Epermenia aequidentellus, also known as the carrot lance-wing, is a moth of the family Epermeniidae found in Europe, Madeira and the Canary Islands. It was first described by Ernest Hofmann in 1867, from a specimen found in Vorderer Kaiser, near Kufstein, Austria.

==Description==
The wingspan is 9–12 mm. Closely resembles Epermenia chaerophyllella see that species for differences.

Adults are on wing from June to July and again from September to October in two generations per year.

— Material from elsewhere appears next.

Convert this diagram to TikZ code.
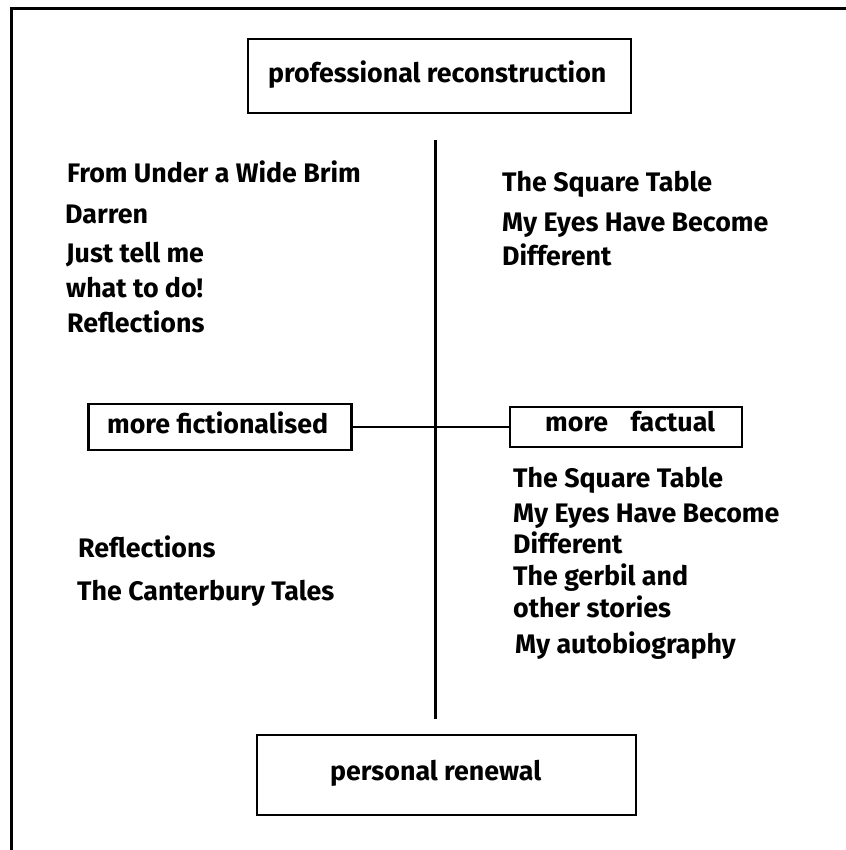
\documentclass[tikz,border=0pt]{standalone}
\usepackage{fontspec}
\setmainfont{Fira Sans}
\begin{document}
\begin{tikzpicture}[x=1pt,y=-1pt,
  box/.style={draw,line width=2.5pt,inner sep=0pt,rectangle},
  lbl/.style={anchor=base west,inner sep=0pt,font=\fontsize{26.8}{32}\selectfont\bfseries},
  rule/.style={line width=2.5pt}]
\useasboundingbox (0,0) rectangle (845,850);
% outer frame (only the top and left edges are inside the picture)
\coordinate (fTL) at (11,9);
\coordinate (fTR) at (850,9);
\coordinate (fBL) at (11,855);
\draw[line width=3pt] (fTR) -- (fTL) -- (fBL);
% boxes
\node[box,minimum width=383pt,minimum height=74pt] (top) at (439.5,76) {};
\node[box,minimum width=379pt,minimum height=80pt] (bot) at (446.5,775) {};
\node[box,minimum width=263pt,minimum height=46pt] (left) at (220,427) {};
\node[box,minimum width=232pt,minimum height=40pt] (right) at (626,427) {};
\node[lbl] (toptext) at (268,83) {professional reconstruction};
\node[lbl] (bottext) at (330,780) {personal renewal};
\node[lbl] (lefttext) at (107,433) {more fictionalised};
\node[lbl] (righttext) at (545,431) {more\hspace{0.6em} factual};
% axes
\coordinate (vtop) at (435.5,140);
\coordinate (vbot) at (435.5,719);
\draw[rule] (vtop) -- (vbot);
\draw[rule] (left.east) -- (right.west);
% upper left
\node[lbl] (ul1) at (67,183) {From Under a Wide Brim};
\node[lbl] (ul2) at (65,223) {Darren};
\node[lbl] (ul3) at (66,262) {Just tell me};
\node[lbl] (ul4) at (66,297) {what to do!};
\node[lbl] (ul5) at (67,332) {Reflections};
% upper right
\node[lbl] (ur1) at (502,192) {The Square Table};
\node[lbl] (ur2) at (502,232) {My Eyes Have Become};
\node[lbl] (ur3) at (502,265) {Different};
% lower right
\node[lbl] (lr1) at (513,487) {The Square Table};
\node[lbl] (lr2) at (513,522) {My Eyes Have Become};
\node[lbl] (lr3) at (513,553) {Different};
\node[lbl] (lr4) at (513,585) {The gerbil and};
\node[lbl] (lr5) at (513,617) {other stories};
\node[lbl] (lr6) at (515,653) {My autobiography};
% lower left
\node[lbl] (ll1) at (78,557) {Reflections};
\node[lbl] (ll2) at (77,600) {The Canterbury Tales};
\end{tikzpicture}
\end{document}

The larvae feed on bur-chervil (Anthriscus caucalis), Athamanta cretensis, wild carrot (Daucus carota), baldmoney (Meum athamanticum), Peucedanum species, burnet-saxifrage (Pimpinella saxifraga), villous deadly carrot (Thapsia villosa) and spreading hedgeparsley (Torilis arvensis neglecta). They initially mine the leaves of their host plant. Larvae can be found from May to June and again from August to September. They are translucent yellowish green with a darker dorsal line and black or brown spots and a black head.

==Distribution==
It is found from Norway to the Iberian Peninsula, Italy and Greece and from Great Britain and Ireland to Estonia and Romania. It has also been recorded from the Canary Islands and Madeira.